EL MISTERIO DE LOS GAMBINELLI

Por Wilberto Peñarredonda

Aprovechando un esporádico viaje de rutina que tenía su hermano Horacio Cárcamo Álvarez a la ciudad de Magangué, Jorge decidió enviarle a Albertico Soracá, su amigo del alma, unos zapatos Gambinelli que ya no usaba y que de antemano sabía que ese sencillo detalle, sería recibido con mucho aprecio por el popular licenciado en Ciencias Religiosas con Énfasis en la Liturgia.
Cuando Horacito llegó a la nueva casa de sus padres ubicada en la calle 17 del barrio Pueblo Nuevo, aledaña a mi residencia, yo me percaté de su arribo y salí a saludarlo efusivamente. Luego de ayudarle a desembarcar el equipaje de su automóvil, nos adentramos a la inmensa residencia y tras charlar en su sombrío jardín, me comentó que le había traído a Albertico, un par de pisos que Jorge le había regalado. Es más, me encomendó la misión de entregárselos previa advertencia de que si no me venían a mí, se los diera.  
Siguiendo las instrucciones del emisario del fino calzado, me fui a mi casa con el encargo y opté por medírmelos, a sabiendas que no me iban a servir puesto que yo calzo 41 y los zapatos eran 37. 
Haciendo descomunales esfuerzos y sudando la gota gorda, logré ponerme el derecho que por lo general causa problemas al momento de encasquetarse - como decía el finado Libardo Quesada Flórez - este tipo de accesorios. Cuando quise ponerme el izquierdo, del empeine no pasó. 
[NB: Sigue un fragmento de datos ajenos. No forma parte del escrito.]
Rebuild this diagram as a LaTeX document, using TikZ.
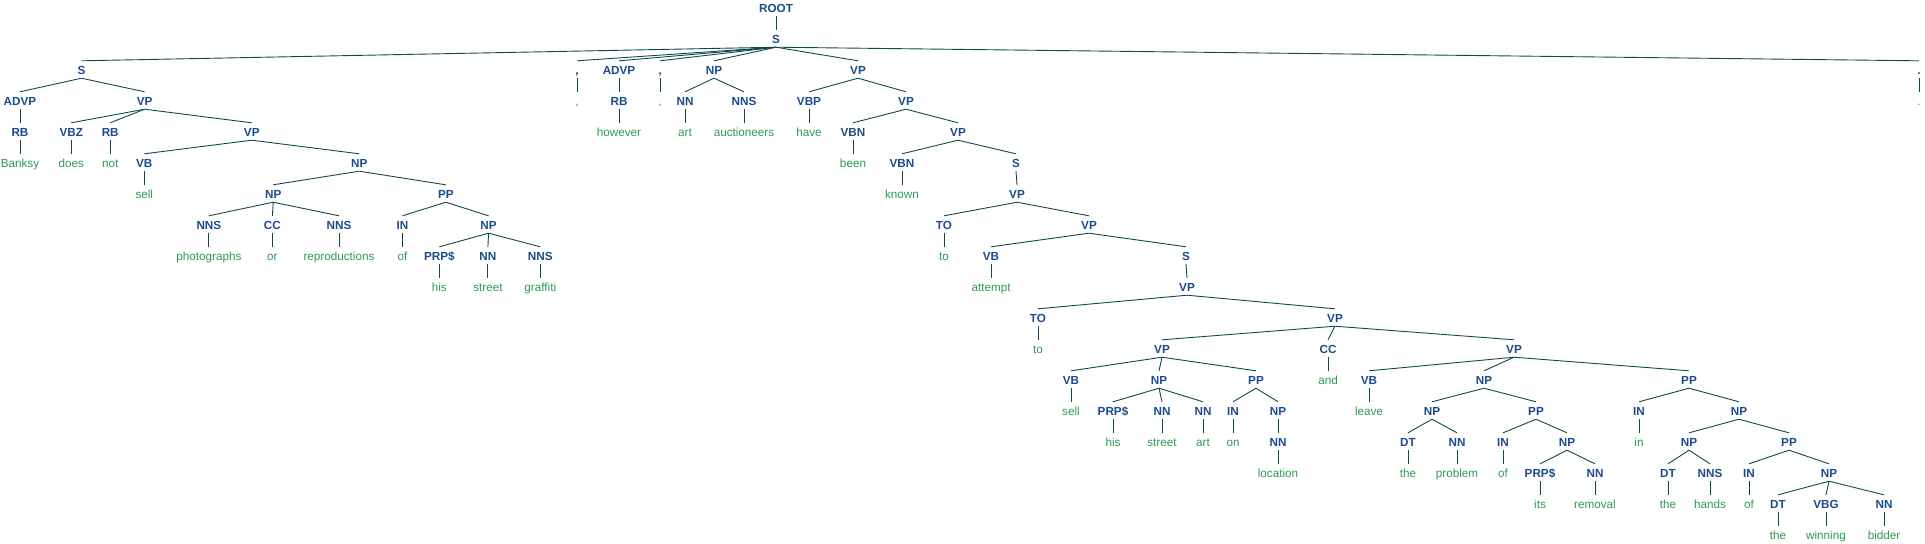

Desilusionado, ya que los zapatos estaban bacanos, y cumpliendo a cabalidad la orden de Horacio, insistentemente busqué a Soracá. Ante la infructuosa labor, opté por venderlos y quien mejor cliente que el profesor Daniel Díaz Sánchez, que vivía a media cuadra. Ñañe, como popularmente se conoce al pensionado docente, luego de corcovear usando un calzador, tampoco pudo ponerse el izquierdo. Jaime Gil, el tendero de a la vuelta era la opción. Para sorpresa mía y del propietario del ventorrillo, el zapato izquierdo fue el escollo para no finiquitar el negocio tasado en $ 20.000.
Con tantos inconvenientes, volví a buscar a William Alberto para hacerle entrega de su obsequio, pero a éste se lo había tragado la tierra. Desesperado porque se venía la hora del almuerzo y siendo casi las once y media, aun no definía lo del bitute,  me dirigí al asadero de pollos de Ramón Piñerez, amigo de infancia, que funcionaba cerca a la entrada de la Avenida El Diocesano. Moncho al verme con el paquete, preguntó de salida. “¿Ajá y qué negocio traes entre mano?”  Luego de darle una explicación pormenorizada, se midió el fino  artículo marroquinero, convirtiéndose en el tercer cliente al que el puñetero pie izquierdo,  no le embonó.
Con el crujir de tripas a boca de estómago por efecto del hambre  y sentado en las mesas del asadero, craneando un fortuito cambalache de medio cuatro de pollo con Ramón, apareció como mandado del cielo y de los predios del barrio San Martin, el finado Alberto Quiroz Díaz.  Al verme se acercó y mirando con recelo la bolsa donde reposaba el negoció, me abordó. Después de una pequeña charla donde me preguntó por sus entrañables amigos, los hermanos Cárcamo Álvarez, le propuse el calzado. Apenas vio la mercancía, supuso que eran de su compadre Jorge Cárcamo y aunque le dije que me los habían mandado mis tías de EUU,  el sexagenario periodista e historiador,  no se comió el cuento. 
Al final, en medio de su parsimonioso accionar y luego de quedarle al pelo los cacareados mocasines, sellamos el negocio. Diez lucas casó de salida y el saldo de los otros diez, al cabo de una semana 
El secreto de la transacción  se mantuvo en reserva, hasta que Jorge un día cualquiera llamó a Soracá por celular, y le preguntó qué cómo le habían quedado los zapatos.  Ahí se formó el bololó. Horacito, para enmendar su falta, meses después y en una visita de Albertico a Cartagena, terminó llevándolo a Sprint Step La Matuna, donde unos botines color habano sellaron la reivindicación del conflicto  generado  por los misteriosos  Gambinelli.